The document size is 40 KB only, so memory size should not be any issue. I can see the following native memory stats when out of memory occurred. It is clear that there was more than 1G memory still available.
Also, I removed the image from the document and try to convert to html there was no Out of Memory Error and conversion was smooth.

  •     Native Memory Tracking:
        Total: reserved=3538993KB, committed=2286357KB
    
  •             Java Heap (reserved=1843200KB, committed=1843200KB)
                          (mmap: reserved=1843200KB, committed=1843200KB) 
    
  •                 Class (reserved=1157452KB, committed=118860KB)
                          (classes #15524)
                          (malloc=2380KB #22884) 
                          (mmap: reserved=1155072KB, committed=116480KB) 
    
  •                Thread (reserved=148241KB, committed=148241KB)
                          (thread #138)
                          (stack: reserved=147456KB, committed=147456KB)
                          (malloc=432KB #701) 
                          (arena=353KB #275)
    
  •                  Code (reserved=257671KB, committed=43627KB)
                          (malloc=8071KB #9554) 
                          (mmap: reserved=249600KB, committed=35556KB) 
    
  •                    GC (reserved=31372KB, committed=31372KB)
                          (malloc=24764KB #373) 
                          (mmap: reserved=6608KB, committed=6608KB) 
    
  •              Compiler (reserved=342KB, committed=342KB)
                          (malloc=211KB #434) 
                          (arena=131KB #3)
    
  •              Internal (reserved=7671KB, committed=7671KB)
                          (malloc=7639KB #53531) 
                          (mmap: reserved=32KB, committed=32KB) 
    
  •                Symbol (reserved=26929KB, committed=26929KB)
                          (malloc=22894KB #276880) 
                          (arena=4036KB #1)
    
  • Native Memory Tracking (reserved=5727KB, committed=5727KB)
                          (malloc=22KB #258) 
                          (tracking overhead=5705KB)
    
  •           Arena Chunk (reserved=3239KB, committed=3239KB)
                          (malloc=3239KB) 
    
  •               Unknown (reserved=57148KB, committed=57148KB)
                          (mmap: reserved=57148KB, committed=57148KB) 
    

The suggested code is also not resolving the issue.


#6

@ganesh.sv

We have tested again the same scenario using the shared document in this thread and code at Tomcat 8.5 and Java 8. We used Aspose.Words for Java 19.4 to test this case.

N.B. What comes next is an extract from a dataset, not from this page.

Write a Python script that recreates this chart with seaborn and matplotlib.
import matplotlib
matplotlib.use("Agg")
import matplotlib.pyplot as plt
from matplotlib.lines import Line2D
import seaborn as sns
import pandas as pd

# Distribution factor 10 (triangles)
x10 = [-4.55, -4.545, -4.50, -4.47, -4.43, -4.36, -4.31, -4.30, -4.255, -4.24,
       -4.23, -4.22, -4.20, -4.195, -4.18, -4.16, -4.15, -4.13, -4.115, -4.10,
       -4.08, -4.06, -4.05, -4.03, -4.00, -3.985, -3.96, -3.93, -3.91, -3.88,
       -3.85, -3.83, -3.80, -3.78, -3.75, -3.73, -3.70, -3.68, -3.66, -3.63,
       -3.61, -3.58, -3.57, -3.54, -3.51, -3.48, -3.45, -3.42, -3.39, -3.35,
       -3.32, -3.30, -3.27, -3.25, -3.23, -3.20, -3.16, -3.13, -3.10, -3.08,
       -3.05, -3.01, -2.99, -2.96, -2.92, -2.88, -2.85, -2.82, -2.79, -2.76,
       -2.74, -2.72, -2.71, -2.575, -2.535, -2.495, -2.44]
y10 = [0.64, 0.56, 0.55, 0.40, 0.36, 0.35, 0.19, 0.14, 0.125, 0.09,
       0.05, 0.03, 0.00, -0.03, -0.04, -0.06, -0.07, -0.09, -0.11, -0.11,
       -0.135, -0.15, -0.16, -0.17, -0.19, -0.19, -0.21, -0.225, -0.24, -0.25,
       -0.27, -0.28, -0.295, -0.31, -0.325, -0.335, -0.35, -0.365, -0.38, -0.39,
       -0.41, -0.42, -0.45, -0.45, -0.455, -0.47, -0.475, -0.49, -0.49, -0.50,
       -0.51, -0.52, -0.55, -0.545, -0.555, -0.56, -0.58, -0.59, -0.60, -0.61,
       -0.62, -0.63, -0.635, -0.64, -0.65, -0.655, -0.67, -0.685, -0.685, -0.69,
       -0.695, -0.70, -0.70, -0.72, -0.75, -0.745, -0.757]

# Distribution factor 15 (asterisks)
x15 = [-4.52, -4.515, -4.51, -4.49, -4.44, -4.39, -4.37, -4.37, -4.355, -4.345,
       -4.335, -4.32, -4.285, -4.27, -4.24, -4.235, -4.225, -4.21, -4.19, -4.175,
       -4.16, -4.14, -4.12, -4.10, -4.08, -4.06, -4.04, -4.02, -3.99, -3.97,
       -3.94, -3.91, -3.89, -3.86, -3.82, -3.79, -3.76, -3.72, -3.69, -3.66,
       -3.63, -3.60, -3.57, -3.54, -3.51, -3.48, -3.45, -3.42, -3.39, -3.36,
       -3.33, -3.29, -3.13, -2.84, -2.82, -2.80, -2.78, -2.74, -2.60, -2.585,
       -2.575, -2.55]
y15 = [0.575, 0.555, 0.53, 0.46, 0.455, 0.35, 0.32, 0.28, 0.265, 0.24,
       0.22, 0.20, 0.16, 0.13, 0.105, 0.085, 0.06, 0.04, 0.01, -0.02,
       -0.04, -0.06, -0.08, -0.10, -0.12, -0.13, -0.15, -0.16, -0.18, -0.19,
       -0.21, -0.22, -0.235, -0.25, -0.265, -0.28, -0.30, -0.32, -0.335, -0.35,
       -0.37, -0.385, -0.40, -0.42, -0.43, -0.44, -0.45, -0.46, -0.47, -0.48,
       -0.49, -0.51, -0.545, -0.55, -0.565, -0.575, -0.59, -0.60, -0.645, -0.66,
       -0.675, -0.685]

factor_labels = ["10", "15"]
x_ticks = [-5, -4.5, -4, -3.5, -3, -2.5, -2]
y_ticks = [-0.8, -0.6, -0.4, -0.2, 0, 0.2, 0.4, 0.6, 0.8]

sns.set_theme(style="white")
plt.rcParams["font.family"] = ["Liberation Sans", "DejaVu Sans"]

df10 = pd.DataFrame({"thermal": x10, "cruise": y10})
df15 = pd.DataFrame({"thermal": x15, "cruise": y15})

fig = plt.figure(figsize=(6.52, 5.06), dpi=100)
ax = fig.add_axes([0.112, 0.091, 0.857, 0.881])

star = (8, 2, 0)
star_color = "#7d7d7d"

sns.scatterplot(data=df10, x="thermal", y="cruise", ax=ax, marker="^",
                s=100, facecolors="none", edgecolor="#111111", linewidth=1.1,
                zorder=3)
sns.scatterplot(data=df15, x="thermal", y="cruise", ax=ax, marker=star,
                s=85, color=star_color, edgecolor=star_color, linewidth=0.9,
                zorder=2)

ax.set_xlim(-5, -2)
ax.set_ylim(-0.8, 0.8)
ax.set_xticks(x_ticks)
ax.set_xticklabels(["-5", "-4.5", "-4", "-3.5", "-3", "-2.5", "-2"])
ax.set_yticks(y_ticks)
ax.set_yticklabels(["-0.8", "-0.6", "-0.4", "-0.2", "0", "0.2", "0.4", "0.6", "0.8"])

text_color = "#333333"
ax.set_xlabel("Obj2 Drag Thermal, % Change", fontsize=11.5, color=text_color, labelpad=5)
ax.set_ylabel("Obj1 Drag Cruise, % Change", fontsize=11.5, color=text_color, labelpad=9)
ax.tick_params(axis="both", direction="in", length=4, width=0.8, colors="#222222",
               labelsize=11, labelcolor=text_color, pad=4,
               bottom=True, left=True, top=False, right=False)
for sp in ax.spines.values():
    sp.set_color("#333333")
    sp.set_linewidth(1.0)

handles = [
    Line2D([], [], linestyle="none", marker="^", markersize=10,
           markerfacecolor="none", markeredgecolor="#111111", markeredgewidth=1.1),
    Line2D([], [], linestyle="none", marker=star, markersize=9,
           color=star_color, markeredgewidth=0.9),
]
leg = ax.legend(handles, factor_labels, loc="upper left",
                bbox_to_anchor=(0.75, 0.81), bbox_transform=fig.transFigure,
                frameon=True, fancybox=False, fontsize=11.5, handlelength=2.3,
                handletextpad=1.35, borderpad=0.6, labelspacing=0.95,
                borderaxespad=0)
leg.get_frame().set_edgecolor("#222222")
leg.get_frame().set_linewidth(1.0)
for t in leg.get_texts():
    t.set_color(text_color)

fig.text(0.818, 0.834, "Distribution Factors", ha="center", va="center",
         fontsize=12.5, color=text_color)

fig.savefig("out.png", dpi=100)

We have not faced any exception or issue.

Please make sure that you are using the same code and document at your end. We suggest you please restart the system and Tomcat server and test the scenario again. Hope this helps you.

If you still face problem, please share the following detail for further testing.

  1. Please use the latest version of Aspose.Words for Java 19.4, create a sample web application and share the WAR file.
  2. Please share the operating system detail on which you are facing this issue.